Un modèle bancaire et solidaire unique

Vice-président de la 13e région des Marocains entrepreneurs et hauts potentiels du monde au sein de la Confédération générale des entreprises du Maroc (MeM by CGEM), Laidi El Wardi est aussi l’ancien directeur général en charge de la banque de détail à la Banque centrale populaire (BCP). Lors de cette rencontre, il a déclaré à Yabiladi qu’«aujourd’hui, les transferts des MRE sont destinés essentiellement au soutien des familles restées au Maroc, à plus de 90%».

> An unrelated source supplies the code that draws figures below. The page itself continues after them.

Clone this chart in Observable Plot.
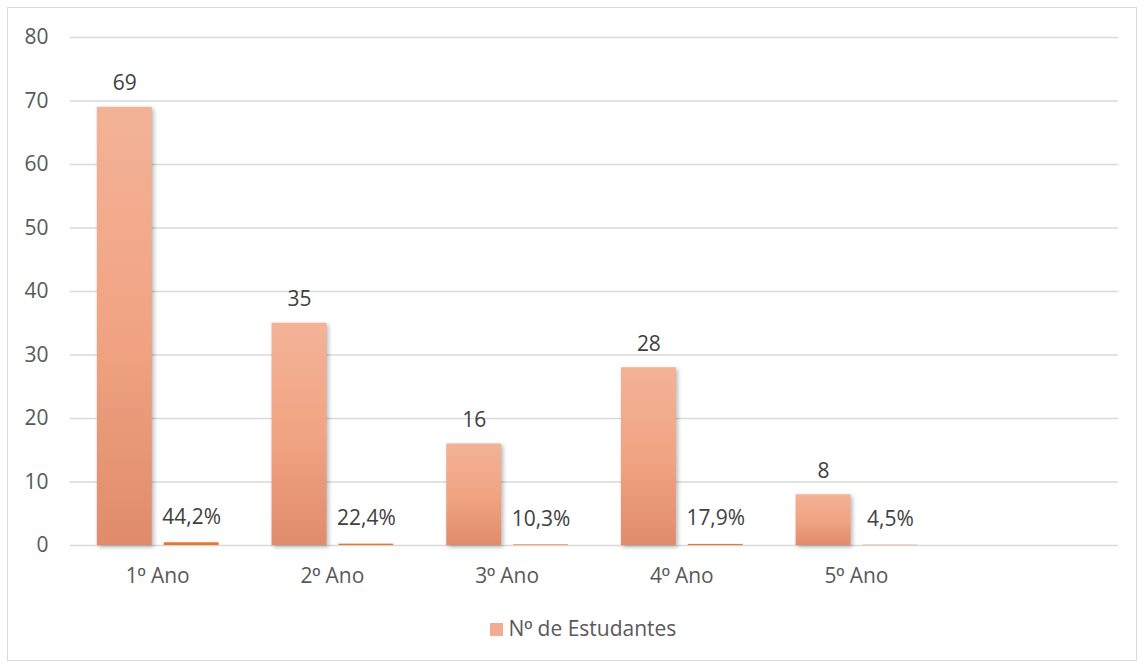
<!DOCTYPE html>
<html>
<head>
<meta charset="utf-8">
<script src="https://cdn.jsdelivr.net/npm/d3@7"></script>
<script src="https://cdn.jsdelivr.net/npm/@observablehq/plot@0.6"></script>
<style>
  html, body { margin: 0; padding: 0; background: #fff; }
  #frame { position: absolute; left: 7px; top: 7px; width: 1130px; height: 654px; border: 1px solid #d9d9d9; box-sizing: border-box; background: #fff; }
  #chart { position: absolute; left: 0; top: 0; }
  .bars rect { filter: drop-shadow(2px 2px 2px rgba(0,0,0,0.28)); }
  #legend { position: absolute; left: 0; width: 100%; top: 606px; text-align: center; font-family: "Open Sans", sans-serif; font-size: 21px; color: #595959; padding-left: 22px; box-sizing: border-box; white-space: nowrap; }
  #legend .sw { display: inline-block; width: 13px; height: 13px; background: #F3AC8E; margin-right: 6px; vertical-align: 0px; }
  .ord { font-family: "Liberation Sans", sans-serif; }
</style>
</head>
<body>
<div id="frame">
  <div id="chart"></div>
  <div id="legend"><span class="sw"></span>N<span class="ord">º</span> de Estudantes</div>
</div>
<script>
const categories = ["1º Ano", "2º Ano", "3º Ano", "4º Ano", "5º Ano"];
const students = [69, 35, 16, 28, 8];
const percents = [0.442, 0.224, 0.103, 0.179, 0.045];
const yTicks = [0, 10, 20, 30, 40, 50, 60, 70, 80];

const fmtPct = v => (v * 100).toFixed(1).replace(".", ",") + "%";
const nData = categories.map((c, i) => ({cat: c, value: students[i], label: String(students[i])}));
const pData = categories.map((c, i) => ({cat: c, value: percents[i], label: fmtPct(percents[i])}));
const xDomain = [...categories, " "];

const chart = Plot.plot({
  width: 1130,
  height: 590,
  marginLeft: 62,
  marginRight: 18,
  marginTop: 29,
  marginBottom: 52,
  style: {fontFamily: "'Open Sans', sans-serif", fontSize: "21px", color: "#595959", background: "transparent", overflow: "visible"},
  x: {domain: xDomain, paddingInner: 0, paddingOuter: 0, label: null, tickSize: 0, tickPadding: 23},
  y: {domain: [0, 80], ticks: yTicks, label: null, tickSize: 0, tickPadding: 22},
  marks: [
    Plot.ruleY(yTicks, {stroke: "#d9d9d9", strokeWidth: 1.5}),
    Plot.barY(nData, {x: "cat", y: "value", fill: "url(#barGrad)", insetLeft: 27, insetRight: 93, className: "bars"}),
    Plot.barY(pData, {x: "cat", y: "value", fill: "#E8762F", insetLeft: 94, insetRight: 26}),
    Plot.text(nData, {x: "cat", y: "value", text: "label", dx: -33, dy: -17, lineAnchor: "bottom", fill: "#404040", fontSize: 21}),
    Plot.text(pData, {x: "cat", y: "value", text: "label", dx: 34, dy: -19, lineAnchor: "bottom", fill: "#404040", fontSize: 21})
  ]
});

const defs = document.createElementNS("http://www.w3.org/2000/svg", "defs");
defs.innerHTML = '<linearGradient id="barGrad" x1="0" y1="0" x2="0" y2="1">' +
  '<stop offset="0" stop-color="#F3B297"/>' +
  '<stop offset="0.5" stop-color="#F1A483"/>' +
  '<stop offset="1" stop-color="#E08C6C"/>' +
  '</linearGradient>';
chart.insertBefore(defs, chart.firstChild);

// render the ordinal indicator with a font whose º carries the underline
d3.select(chart).selectAll("text").each(function() {
  const t = this.textContent;
  if (t.includes("º") && this.children.length === 0) {
    const parts = t.split("º");
    const sel = d3.select(this);
    sel.text(null);
    parts.forEach((p, i) => {
      if (i > 0) sel.append("tspan").attr("class", "ord").text("º");
      sel.append("tspan").text(p);
    });
  }
});

document.getElementById("chart").appendChild(chart);
</script>
</body>
</html>
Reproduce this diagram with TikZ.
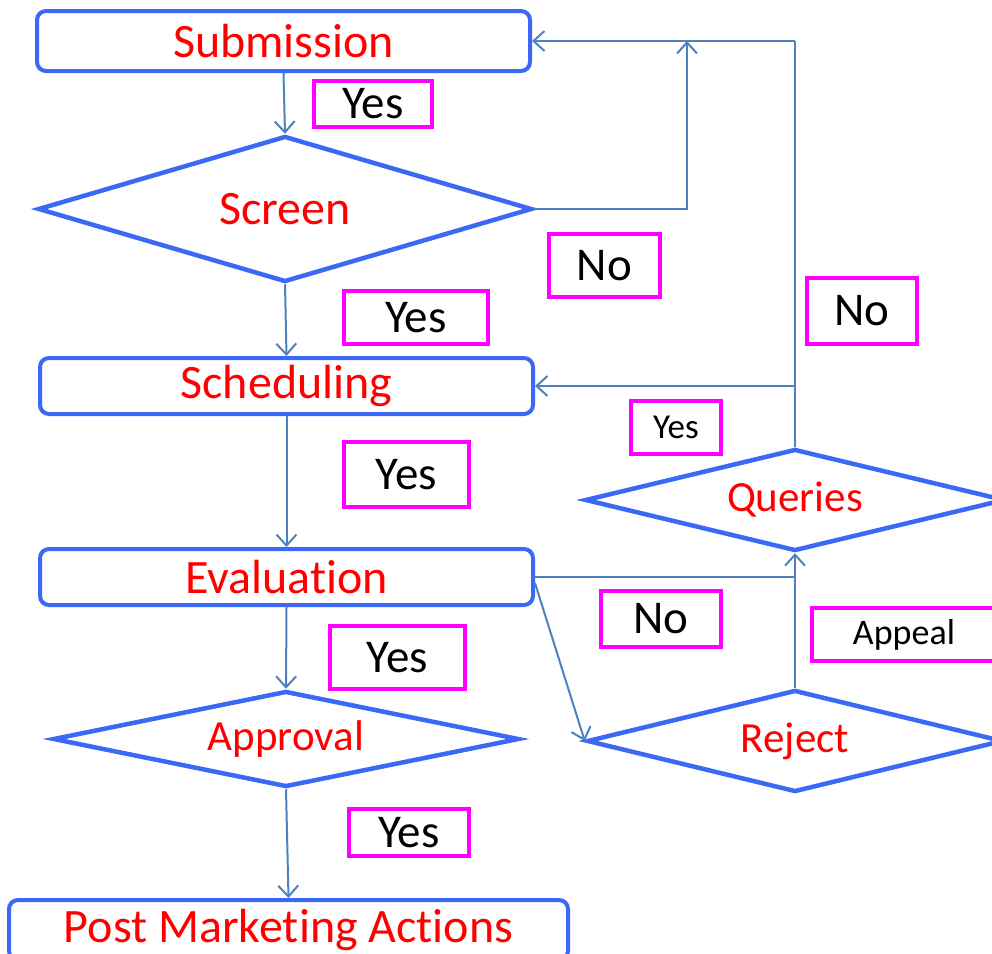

«Cette journée est importante, parce que ce soutien familial est aussi un moyen de soutien à la consommation, qui a un impact économique sur la production ainsi que les PME-PMI ; l’épargne sert dans les banques à financer des investissements indirects et c’est tout le rôle d’intermédiation des banques, où nos MRE interviennent indirectement et de manière importante», a-t-il ajouté.

Laidi El Wardi a souligné en effet que «60% des MRE sont bancarisés au Maroc». «Depuis la fin des années 1960, le Maroc, à travers son système bancaire, a mis en place un dispositif pour rapatrier l’épargne au niveau de comptes bancaires dans le pays. Aujourd’hui, les dépôts bancaires des MRE représentent 20 à 25% du total», a-t-il ajouté. Selon le responsable, «il s’agit d’un modèle que plusieurs pays nous envient», puisque «l’idée de rapatrier cette épargne à travers le système bancaire national a créé un modèle, qui a canalisé les transferts pour en faire un instrument de financement de l’économie nationale». «C’est un modèle probablement unique au monde», s’est-il félicité.

A chaque fois qu’une crise se profile dans les pays de résidence ou dans le pays d’origine, une remontée conséquente de transferts vers ce dernier s’observe. Pour des entrepreneurs à impact social comme Aziz Senni, ces transferts incarnent, de la sorte, un gage de paix sociale. «En temps de crise, on se mobilise tous, pour soigner, pour des enterrements, pour des stockages en nature et en argent ; c’est un coussin social qu’assurent les MRE pour plus de 10 millions de personnes dans le pays», estime-t-il.